Bu benim ilk köşe yazım, ilk başlangıcım. İlk köşe yazıma, kuşlardan çiçeklerden içimize mutluluk veren, umut veren ne varsa onunla başlamak isterdim. Fakat ne kalbim ne de elim iyiye dair bir şeyler yazamıyor. Ne göğe bakmak, ne uçuşan martıları izlemek ne de tertemiz bir ormanda yürüyüş yapmak mutlu ediyor. Tüm bunlar mutlu etmediği gibi, içten içe korkutuyor bile diyebilirim. Çünkü güzeller güzeli ülkemizde kadın olmak her gün daha da zorlaşıyor.
Artık işe gelip giderken yolu uzatıp en kalabalık caddelerden yürüyorum ve biliyorum ki bunu yapan tek kadın ben değilim. Kulağıma kulaklığı takıp müzik dinleyerek yürümüyorum, arkamdan biri gelir de farkında olmam diye, bir cambaz misali kıl gibi bir ipin üzerinde yürüyerek gidiyorum evime… Evime sağ salim ulaştığım her gün artık çok daha kıymetli. Sevdiklerime sarılmak çok daha anlamlı.
Başak Cengiz’de bizler gibi işinden çıkmış, evine gidiyordu. Belki üşümüştü, eve gidip günün yorgunluğunu bir kahve içip atacaktı. Belki yoldayken akşam izleyeceği filmi düşünüyordu, belki nişanlısıyla hafta sonu bir tatil planlıyordu, belki çeyizine alacağı birkaç eksik vardı, onları alacaktı. Belki annesini arayıp saatlerce sohbet edecekti, belki kardeşini, belki en yakın arkadaşını arayacaktı… Ama bunların hiçbiri asla olmayacak. Ne annesinin telefonu artık kızına çalacak ne de nişanlısı üşüyen ellerini bir daha tutabilecek…

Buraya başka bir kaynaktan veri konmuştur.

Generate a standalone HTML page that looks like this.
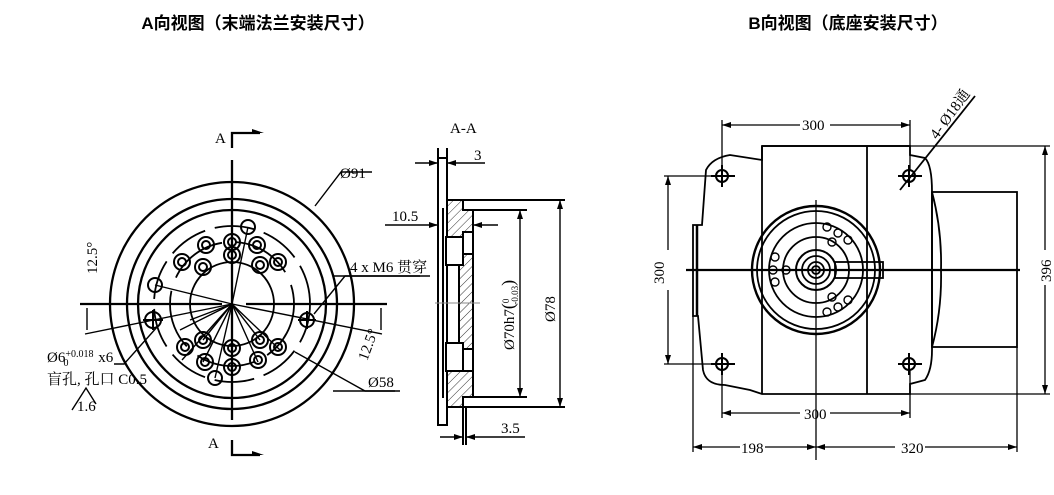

Başak Cengiz, işinden çıkıp evine giderken savunmasız bir kadın olduğu için samuray kılıcıyla yol ortasında katledilen kardeşimiz.. 28 yaşında umutları, yaşamı elinden alınan genç başarılı bir mimar. Annesinin kuzusu, kardeşlerinin biriciği, nişanlısının hayat arkadaşı arkadaşlarının canı… Ama o artık kara toprak, o artık sadece anılarda fotoğraflarda, gazete sayfalarında adı samuray kılıcının yanına yazılı, hiç tanımadığı bir cani, bir amaçsız, ruh hastası tarafından katledilen kardeşimiz...
Kaç kadın daha kaybedeceğiz, kaç eve, kaç ocağa bu acı düşecek? İnsanın erkeği nasıl böyle vahşi, nasıl böyle cani olabiliyor? Neyi yanlış yapıyoruz? Nelerin üzerini örtüyoruz da bu denli vahşi ruhlar yetiştiriyoruz. Yolda yürürken eve sağ salim gidip gidemeyeceğimizi düşünüyoruz. Hava biraz karardığında adımlarımız büyüyor, nefesimiz kesiliyor. Her ölüm son olsun diye yazıyoruz, çiziyoruz gerekirse eylemler yapıyoruz. Ama üzerinden çok geçmeden farklı bir şehirde farklı bir kadın katlediliyor. İsimler, hikâyeler yüzler değişiyor ama kadın cinayetleri devam ediyor. Kadına yönelik şiddet devam ediyor… Ben bu satırları yazarken kim bilir bu dakikalarda hangi kadın ne şartlarda şiddete, tacize, tecavüze ya da cinayete kurban gidiyor diye düşünmeden edemiyorum…
Güzel günler göreceğimiz, insanın erkeğinin de kadınının da aynı yolu, aynı adımlarla yürüyeceği zamanların gelmesini umut ediyorum. Ve buradan erkek çocuğu yetiştiren tüm annelere sesleniyorum. Oğlunuzu çok sevin, yoksun bırakmayın, hatalarının üzerini örtmek yerine çözümünü sağlayın… En ufak şiddetine bile karşı durun, küçükken eğitin. Çocuklarınıza bir kadını sevmeyi ve gerektiğinde insanca bırakabilmeyi öğretin. Çok sevin, çok öpün çok koklayın. Hangi mesleği yapacakları ile değil, iyi bir insan olmasıyla ilgilenin.
Ölümü içimizi yakan Başak Kardeşimize Allahtan rahmet ailesi ve sevenlerine sabırlar diliyorum. Bu son olsun!